- Born: Arevik Tserunyan August 6, 1987 (age 39) Yerevan, Armenia
- Education: Yerevan Brusov State University of Languages and Social Sciences Yerevan State Academy of Fine Arts Tufts University
- Known for: drawing painting collage sculpture fashion

= Arevik Tserunyan =

Armenian artist

Arevik Tserunyan (Արևիկ Ծերունյան, born on August 6, 1987, in Yerevan) is an Armenian artist.

== Biography ==
Arevik Tserunyan was born in 1987 in Yerevan, Armenia. Tserunyan received her BA in English, Spanish and Pedagogy from Yerevan State Linguistic University and an MFA from the Yerevan State Academy of Fine Arts (YSAFA), spending a semester abroad at École Supérieure des Beaux-Arts de Marseille, France. During her MFA studies at YSAFA, Tserunyan focused on drawing and painting. She specialized in Western Impressionistic and Armenian Post-Impressionistic styles, a mixture of constructivism and post-soviet artistic movements influenced by the Russian traditional academic school. In her second year at YSAFA, she received a commission for illustrations of a Bulgarian Fairy Tales book, which was published the following year.

In 2013–2015, Tserunyan enrolled in the Master of Fine Arts Program at the School of the Museum of Fine Arts at Tufts University (SMFA at Tufts) in Boston, MA, during which she began exploring other media with new works in collage, sculpture, and fashion with large-scale installations.
After graduating from SMFA at Tufts, Tserunyan received a post-graduate fellowship to design and teach an introductory drawing course. In parallel, she worked as Curator's Assistant at the Armenian Museum of America in Watertown, MA, and had her first solo show, The Lost Empire, a sculptural installation with accompanying performance.

In 2016 Tserunyan worked as Children's and Adults' Art Instructor at Danielyan Art Studio in Yerevan. Her solo exhibition Terror (collage, 2D and 3D installations) was held at Artists' Union of Armenia, Yerevan, on December 24–25, 2016.

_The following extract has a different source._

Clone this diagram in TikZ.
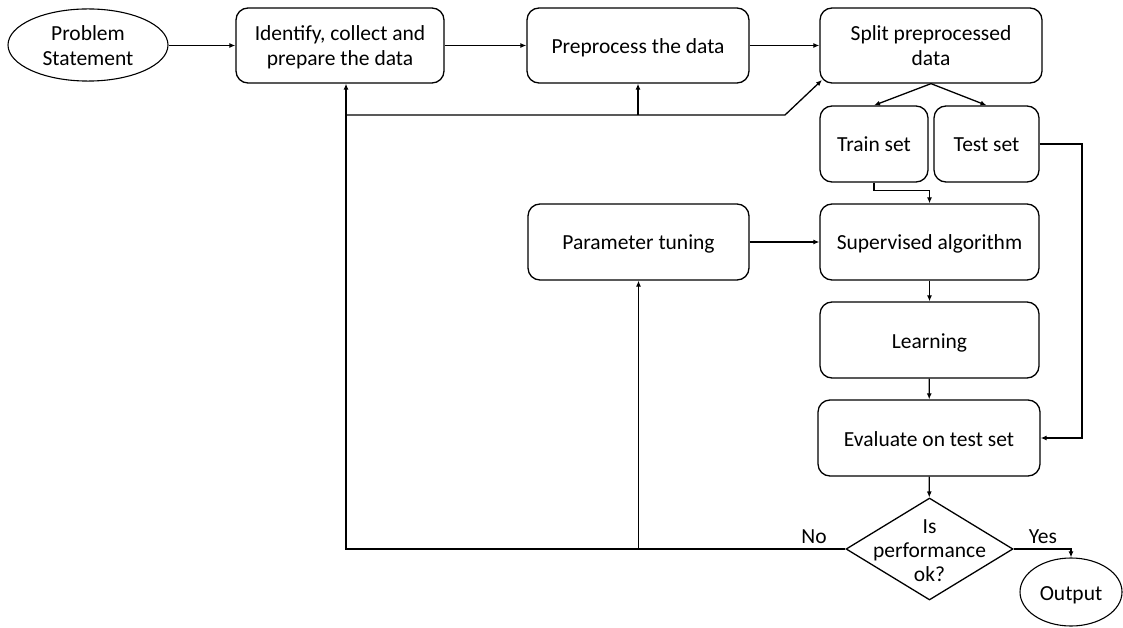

In 2017 Tserunyan received an O-1 visa (defined by the Department of State as "visa for extraordinary abilities") to work at the Armenian Museum of America as the Artist-in-Residence. During her residency, Tserunyan completed a number of art projects, among them the solo show Amper (Clouds in Armenian) on October 23, 2018, to April 20, 2019. Amper is a multimedia installation consisting of collage and video projection on Armenian needle laces. She has also led the Art School at the Museum since July 2017.

In May 2018, Tserunyan had a solo show at MIT as part of the Armenian genocide commemoration ceremony. In July 2018, Tserunyan took part in the group show Resistance and Resiliency along with three other Armenian women artists. The show took place at the Galatea Gallery in Boston, MA, under the curation of Marsha Odabashian.